C'est grâce à lui que je sais qu'il n'est pas encore l'heure de mettre un genou à terre (dans la vraie vie, il m'a offert une montre)
Merci Ben
Un enfant c'est le compte à rebours qui débute, tic-tac-tic-tac-tic-tac. Ne te demandes pas s'il faut couper le fil rouge ou le fil vert, tu as quelqu'un pour qui trembler désormais prés de cette bombe à retardement et si t'es daltonien t'es dans la merde. Je veux dire par là que si l'acquisition du pouvoir de donner la vie est venue passivement en écoutant pousser sa moustache, le mode d'emploi de l'éducation n'est pas fourni en même temps que le matos génétique. Je parle pour les robinets, nos amies tire-lire s'en sortent mieux.

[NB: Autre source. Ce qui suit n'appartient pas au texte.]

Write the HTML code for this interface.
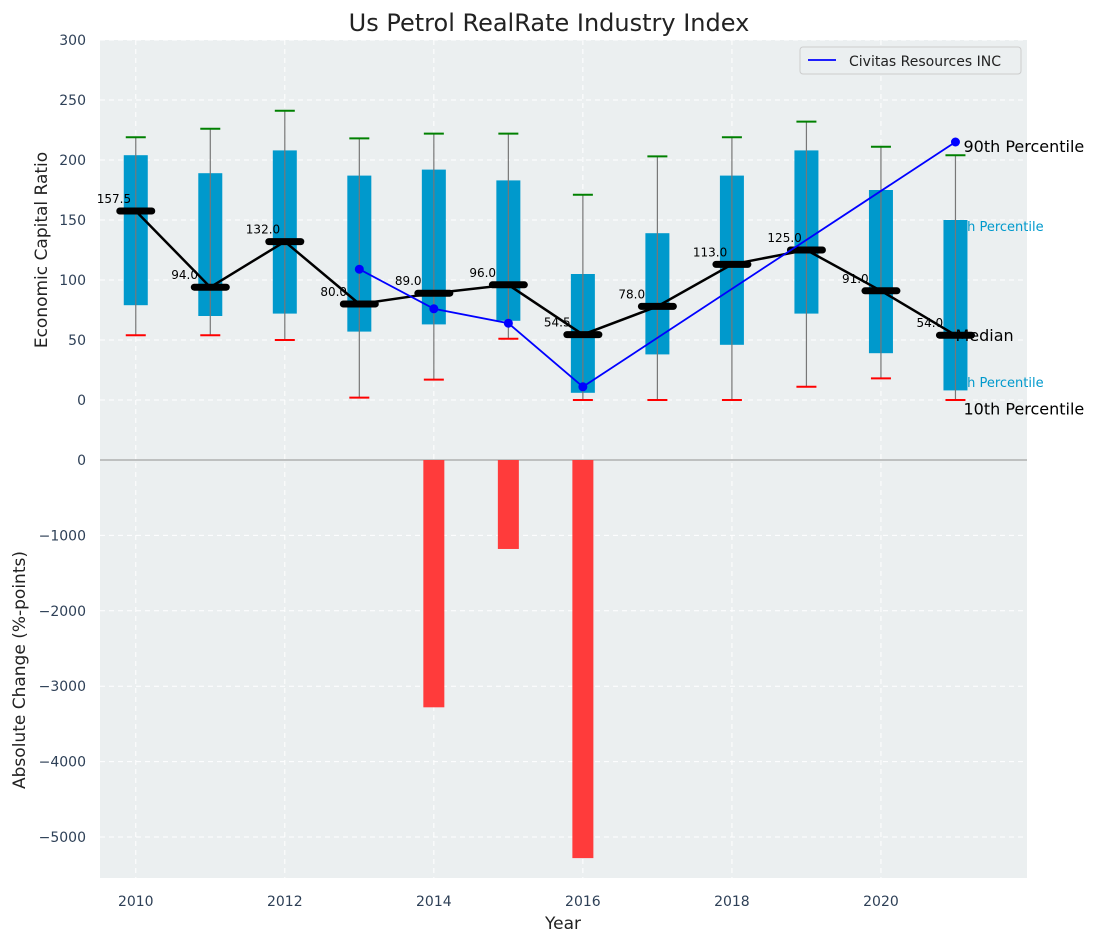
<!DOCTYPE html>
<html><head><meta charset="utf-8"><style>
html,body{margin:0;padding:0;background:#fff;}
svg text{font-family:"DejaVu Sans","Liberation Sans",sans-serif;}
</style></head><body>
<svg id="c" width="1098" height="942" xmlns="http://www.w3.org/2000/svg"></svg>
<script>
const years=[2010,2011,2012,2013,2014,2015,2016,2017,2018,2019,2020,2021];
const p10=[54,54,50,2,17,51,0,0,0,11,18,0];
const p25=[79,70,72,57,63,66,6,38,46,72,39,8];
const med=[157.5,94,132,80,89,96,54.5,78,113,125,91,54];
const p75=[204,189,208,187,192,183,105,139,187,208,175,150];
const p90=[219,226,241,218,222,222,171,203,219,232,211,204];
const civYears=[2013,2014,2015,2016,2021];
const civVals=[109,76,64,11,215];
const chgYears=[2014,2015,2016];
const chgVals=[-3280,-1180,-5280];
const topTicks=[0,50,100,150,200,250,300];
const botTicks=[0,-1000,-2000,-3000,-4000,-5000];
const xTicks=[2010,2012,2014,2016,2018,2020];

const NS="http://www.w3.org/2000/svg";
const svg=document.getElementById('c');
const L=100,R=1027,T1=40,B1=460,T2=460,B2=878;
const X=v=>L+(v-2009.52)/(21.96-9.52)*(R-L);
const Y1=v=>B1-(v+50)/350*(B1-T1);
const Y2=v=>460+(v/-5000)*(837-460);
function el(t,a,name,txt){const e=document.createElementNS(NS,t);for(const k in a)e.setAttribute(k,a[k]);


if(txt!==undefined)e.textContent=txt;svg.appendChild(e);return e;}

el('rect',{x:L,y:T1,width:R-L,height:B2-T1,fill:'#ebeff0'},'plot-background');
topTicks.forEach(t=>{el('line',{x1:L,x2:R,y1:Y1(t),y2:Y1(t),stroke:'#fff','stroke-dasharray':'5,4','stroke-width':1},'grid-line-top');
el('text',{x:86,y:Y1(t)+5,'text-anchor':'end','font-size':14,fill:'#2e4057'},'y-tick-top',String(t));});
botTicks.forEach(t=>{if(t<0)el('line',{x1:L,x2:R,y1:Y2(t),y2:Y2(t),stroke:'#fff','stroke-dasharray':'5,4','stroke-width':1},'grid-line-bottom');
el('text',{x:86,y:Y2(t)+5,'text-anchor':'end','font-size':14,fill:'#2e4057'},'y-tick-bottom',t<0?'\u2212'+(-t):String(t));});
xTicks.forEach(t=>{el('line',{x1:X(t),x2:X(t),y1:T1,y2:B2,stroke:'#fff','stroke-dasharray':'5,4','stroke-width':1},'grid-line-x');
el('text',{x:X(t),y:906,'text-anchor':'middle','font-size':14,fill:'#2e4057'},'x-tick',String(t));});
el('line',{x1:L,x2:R,y1:460,y2:460,stroke:'#b0b0b0','stroke-width':1.5},'zero-line');

const lx=X(2021);
el('text',{x:lx+8,y:Y1(p90[11]+2)-1,'font-size':16,fill:'#000'},'label-90th','90th Percentile');
el('text',{x:lx-10,y:Y1(p75[11]-6)+4,'font-size':13,fill:'#0099cc'},'label-75th','75th Percentile');
el('text',{x:lx-10,y:Y1(p25[11]+6)+4,'font-size':13,fill:'#0099cc'},'label-25th','25th Percentile');
el('text',{x:lx+8,y:Y1(p10[11]-7)+6,'font-size':16,fill:'#000'},'label-10th','10th Percentile');

years.forEach((y,i)=>{const x=X(y);
el('rect',{x:x-12,y:Y1(p75[i]),width:24,height:Y1(p25[i])-Y1(p75[i]),fill:'#0099cc'},'iqr-box');
el('line',{x1:x,x2:x,y1:Y1(p90[i]),y2:Y1(p10[i]),stroke:'#777','stroke-width':1.2},'whisker');
el('line',{x1:x-10,x2:x+10,y1:Y1(p90[i]),y2:Y1(p90[i]),stroke:'green','stroke-width':2},'cap-90');
el('line',{x1:x-10,x2:x+10,y1:Y1(p10[i]),y2:Y1(p10[i]),stroke:'red','stroke-width':2},'cap-10');
});
el('text',{x:lx,y:Y1(med[11])+6,'font-size':16,fill:'#000'},'label-median','Median');
el('polyline',{points:years.map((y,i)=>X(y)+','+Y1(med[i])).join(' '),fill:'none',stroke:'#000','stroke-width':2.5},'median-line');
years.forEach((y,i)=>{const x=X(y);
el('line',{x1:x-16,x2:x+16,y1:Y1(med[i]),y2:Y1(med[i]),stroke:'#000','stroke-width':7,'stroke-linecap':'round'},'median-marker');
el('text',{x:x-39,y:Y1(med[i])-8,'font-size':12,fill:'#000'},'median-value',med[i].toFixed(1));});
el('polyline',{points:civYears.map((y,i)=>X(y)+','+Y1(civVals[i])).join(' '),fill:'none',stroke:'blue','stroke-width':1.8},'civitas-line');
civYears.forEach((y,i)=>el('circle',{cx:X(y),cy:Y1(civVals[i]),r:4.5,fill:'blue'},'civitas-point'));
chgYears.forEach((y,i)=>el('rect',{x:X(y)-10.5,y:460,width:21,height:Y2(chgVals[i])-460,fill:'#ff3b3b'},'change-bar'));

el('rect',{x:800,y:47,width:221,height:27,fill:'#ebeff0',stroke:'#ccc',rx:3},'legend');
el('line',{x1:808,x2:836,y1:60,y2:60,stroke:'blue','stroke-width':1.8},'legend-line');
el('text',{x:849,y:66,'font-size':14,fill:'#222'},'legend-label','Civitas Resources INC');
el('text',{x:549,y:31,'text-anchor':'middle','font-size':24,fill:'#222'},'chart-title','Us Petrol RealRate Industry Index');
el('text',{x:563,y:929,'text-anchor':'middle','font-size':17,fill:'#222'},'x-axis-title','Year');
el('text',{x:0,y:0,transform:'translate(47,250) rotate(-90)','text-anchor':'middle','font-size':17,fill:'#222'},'y-axis-title-top','Economic Capital Ratio');
el('text',{x:0,y:0,transform:'translate(25,670) rotate(-90)','text-anchor':'middle','font-size':17,fill:'#222'},'y-axis-title-bottom','Absolute Change (%-points)');
</script>
</body></html>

Les murs ont des oreilles et les meubles vivants que l'on déplace de déménagement en divorce ont une mémoire et la forme de l'eau des fontaines pas trés claire.
Ils ont bien vu que tu courais plusieurs lèvres à la fois, que tu avançais à plat ventre ou marchais en titubant sans éviter les trous de balles quand tu sortais un peu trop souvent de la tranchée revenant au chagrin avec un pitoyable alibido .
S'ils ont lu Freud et son conseil de tuer le père tu peux te faire du mouron et diversion en allant flinguer le tien (pantalon, ceinture, rancœur etc..).